>> Begin Recorded data

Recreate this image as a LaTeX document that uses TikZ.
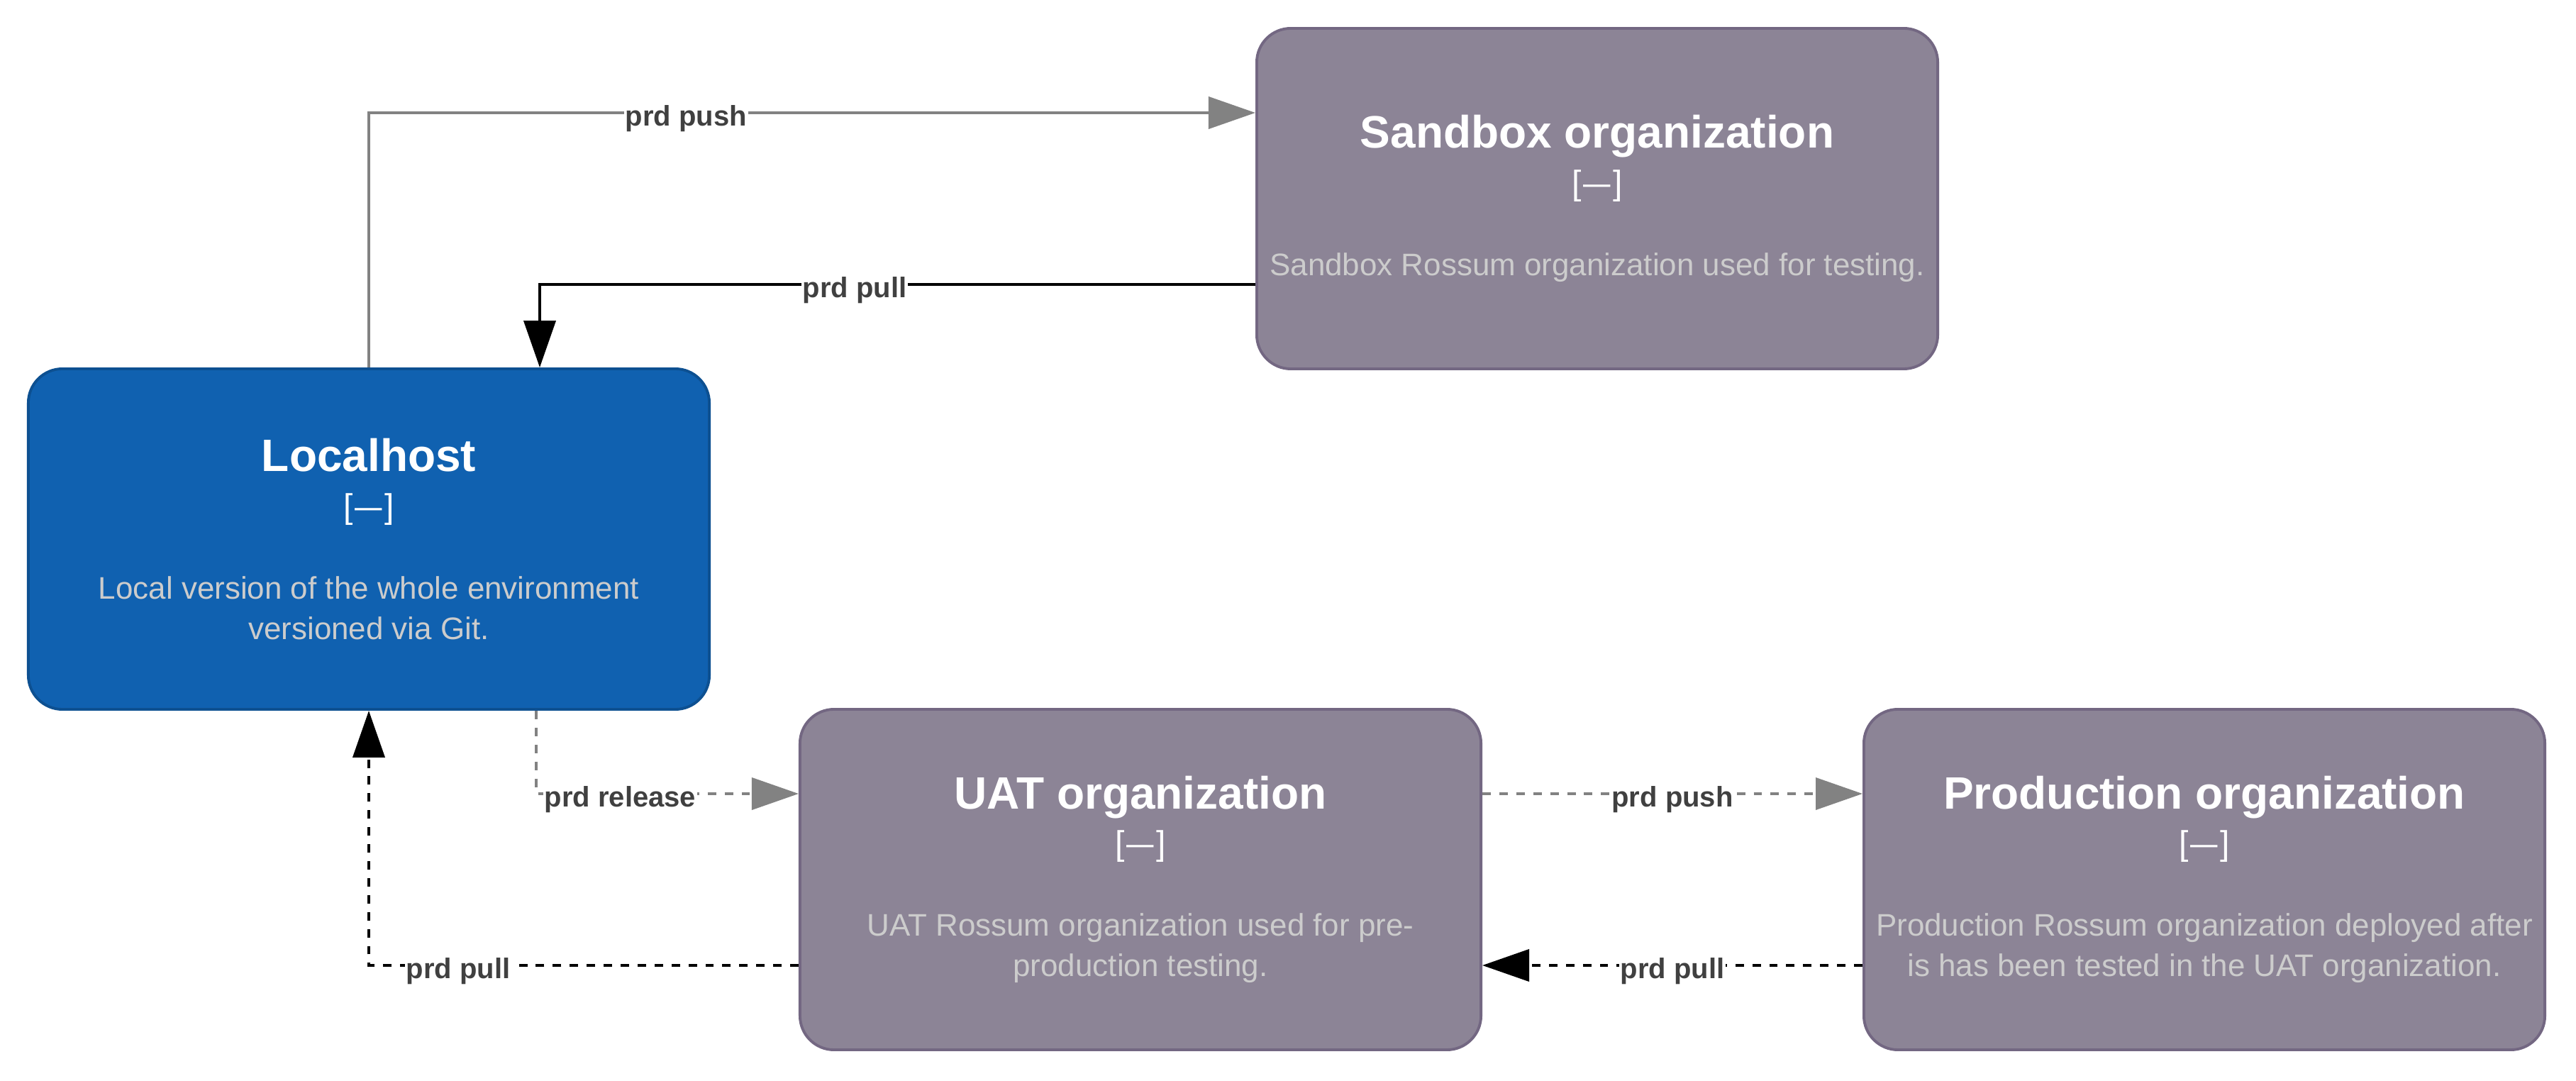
\documentclass[tikz,border=0pt]{standalone}
\usepackage{graphicx}
\usepackage{fontspec}
\setmainfont{Liberation Sans}
\usetikzlibrary{positioning}
\usetikzlibrary{calc}
\usetikzlibrary{arrows.meta}

\definecolor{hostblue}{HTML}{1061B0}
\definecolor{hostline}{HTML}{0D5091}
\definecolor{orgfill}{HTML}{8C8496}
\definecolor{orgline}{HTML}{736782}
\definecolor{relgray}{HTML}{828282}
\definecolor{desctext}{HTML}{CCCCCC}
\definecolor{labeltext}{HTML}{404040}

\newcommand{\boxtitle}[1]{{\color{white}\fontsize{18.2}{22}\selectfont\bfseries #1}}
\newcommand{\boxtech}{{\color{white}\fontsize{13.66}{16}\selectfont [\kern0.07em\scalebox{0.8}[1]{—}\kern0.07em]}}

\begin{document}
\begin{tikzpicture}[x=0.04cm, y=-0.04cm,
  sysbox/.style={draw, rounded corners=0.48cm, minimum width=9.6cm, minimum height=4.8cm,
    line width=1.1pt, align=center, inner sep=0pt, text=desctext,
    font=\fontsize{12.5}{16.16}\selectfont},
  hostbox/.style={sysbox, fill=hostblue, draw=hostline},
  orgbox/.style={sysbox, fill=orgfill, draw=orgline},
  rel/.style={line width=1.1pt, -{Triangle[length=0.66cm, width=0.45cm]}},
  grayrel/.style={rel, draw=relgray},
  blackrel/.style={rel, draw=black},
  dashrel/.style={dash pattern=on 3.4pt off 3.4pt},
  lbl/.style={fill=white, inner sep=0.6pt, text=labeltext, yshift=-2.3pt,
    font=\fontsize{11.38}{13.6}\selectfont\bfseries}]

  \useasboundingbox (0,0) rectangle (908,381);

  \node[hostbox] (lh) at (130,190) {\boxtitle{Localhost}\\[2.4pt] \boxtech\\[16.3pt]
    Local version of the whole environment\\ versioned via Git.};
  \node[orgbox] (sb) at (563,70) {\boxtitle{Sandbox organization}\\[2.4pt] \boxtech\\[16.3pt]
    Sandbox Rossum organization used for testing.};
  \node[orgbox] (uat) at (402,310) {\boxtitle{UAT organization}\\[2.4pt] \boxtech\\[16.3pt]
    UAT Rossum organization used for pre-\\ production testing.};
  \node[orgbox] (prod) at (777,310) {\boxtitle{Production organization}\\[2.4pt] \boxtech\\[16.3pt]
    Production Rossum organization deployed after\\ is has been tested in the UAT organization.};

  % sandbox
  \draw[grayrel] (lh.north) |- node[lbl, pos=0.679] (pushsb) {prd push}
    ($(sb.north west)!0.25!(sb.south west)$);
  \draw[blackrel] ($(sb.north west)!0.75!(sb.south west)$) -| node[lbl, pos=0.28] (pullsb) {prd pull}
    ($(lh.north)!0.5!(lh.north east)$);
  % uat
  \draw[grayrel, dashrel] ($(lh.south west)!0.745!(lh.south east)$) |- node[lbl, pos=0.66] (release) {prd release}
    ($(uat.north west)!0.25!(uat.south west)$);
  \draw[blackrel, dashrel] ($(uat.north west)!0.75!(uat.south west)$) -| node[lbl, pos=0.396] (pulluat) {prd pull}
    (lh.south);
  % production
  \draw[grayrel, dashrel] ($(uat.north east)!0.25!(uat.south east)$) -- node[lbl] (pushprod) {prd push}
    ($(prod.north west)!0.25!(prod.south west)$);
  \draw[blackrel, dashrel] ($(prod.north west)!0.75!(prod.south west)$) -- node[lbl] (pullprod) {prd pull}
    ($(uat.north east)!0.75!(uat.south east)$);
\end{tikzpicture}
\end{document}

>> End Recorded data

■ **Problem statement**: Quote the data above in full and without alteration; skip the pictures.

■ **Result of this exercise**:
Recreate this image as a LaTeX document that uses TikZ.
\documentclass[tikz,border=0pt]{standalone}
\usepackage{graphicx}
\usepackage{fontspec}
\setmainfont{Liberation Sans}
\usetikzlibrary{positioning}
\usetikzlibrary{calc}
\usetikzlibrary{arrows.meta}

\definecolor{hostblue}{HTML}{1061B0}
\definecolor{hostline}{HTML}{0D5091}
\definecolor{orgfill}{HTML}{8C8496}
\definecolor{orgline}{HTML}{736782}
\definecolor{relgray}{HTML}{828282}
\definecolor{desctext}{HTML}{CCCCCC}
\definecolor{labeltext}{HTML}{404040}

\newcommand{\boxtitle}[1]{{\color{white}\fontsize{18.2}{22}\selectfont\bfseries #1}}
\newcommand{\boxtech}{{\color{white}\fontsize{13.66}{16}\selectfont [\kern0.07em\scalebox{0.8}[1]{—}\kern0.07em]}}

\begin{document}
\begin{tikzpicture}[x=0.04cm, y=-0.04cm,
  sysbox/.style={draw, rounded corners=0.48cm, minimum width=9.6cm, minimum height=4.8cm,
    line width=1.1pt, align=center, inner sep=0pt, text=desctext,
    font=\fontsize{12.5}{16.16}\selectfont},
  hostbox/.style={sysbox, fill=hostblue, draw=hostline},
  orgbox/.style={sysbox, fill=orgfill, draw=orgline},
  rel/.style={line width=1.1pt, -{Triangle[length=0.66cm, width=0.45cm]}},
  grayrel/.style={rel, draw=relgray},
  blackrel/.style={rel, draw=black},
  dashrel/.style={dash pattern=on 3.4pt off 3.4pt},
  lbl/.style={fill=white, inner sep=0.6pt, text=labeltext, yshift=-2.3pt,
    font=\fontsize{11.38}{13.6}\selectfont\bfseries}]

  \useasboundingbox (0,0) rectangle (908,381);

  \node[hostbox] (lh) at (130,190) {\boxtitle{Localhost}\\[2.4pt] \boxtech\\[16.3pt]
    Local version of the whole environment\\ versioned via Git.};
  \node[orgbox] (sb) at (563,70) {\boxtitle{Sandbox organization}\\[2.4pt] \boxtech\\[16.3pt]
    Sandbox Rossum organization used for testing.};
  \node[orgbox] (uat) at (402,310) {\boxtitle{UAT organization}\\[2.4pt] \boxtech\\[16.3pt]
    UAT Rossum organization used for pre-\\ production testing.};
  \node[orgbox] (prod) at (777,310) {\boxtitle{Production organization}\\[2.4pt] \boxtech\\[16.3pt]
    Production Rossum organization deployed after\\ is has been tested in the UAT organization.};

  % sandbox
  \draw[grayrel] (lh.north) |- node[lbl, pos=0.679] (pushsb) {prd push}
    ($(sb.north west)!0.25!(sb.south west)$);
  \draw[blackrel] ($(sb.north west)!0.75!(sb.south west)$) -| node[lbl, pos=0.28] (pullsb) {prd pull}
    ($(lh.north)!0.5!(lh.north east)$);
  % uat
  \draw[grayrel, dashrel] ($(lh.south west)!0.745!(lh.south east)$) |- node[lbl, pos=0.66] (release) {prd release}
    ($(uat.north west)!0.25!(uat.south west)$);
  \draw[blackrel, dashrel] ($(uat.north west)!0.75!(uat.south west)$) -| node[lbl, pos=0.396] (pulluat) {prd pull}
    (lh.south);
  % production
  \draw[grayrel, dashrel] ($(uat.north east)!0.25!(uat.south east)$) -- node[lbl] (pushprod) {prd push}
    ($(prod.north west)!0.25!(prod.south west)$);
  \draw[blackrel, dashrel] ($(prod.north west)!0.75!(prod.south west)$) -- node[lbl] (pullprod) {prd pull}
    ($(uat.north east)!0.75!(uat.south east)$);
\end{tikzpicture}
\end{document}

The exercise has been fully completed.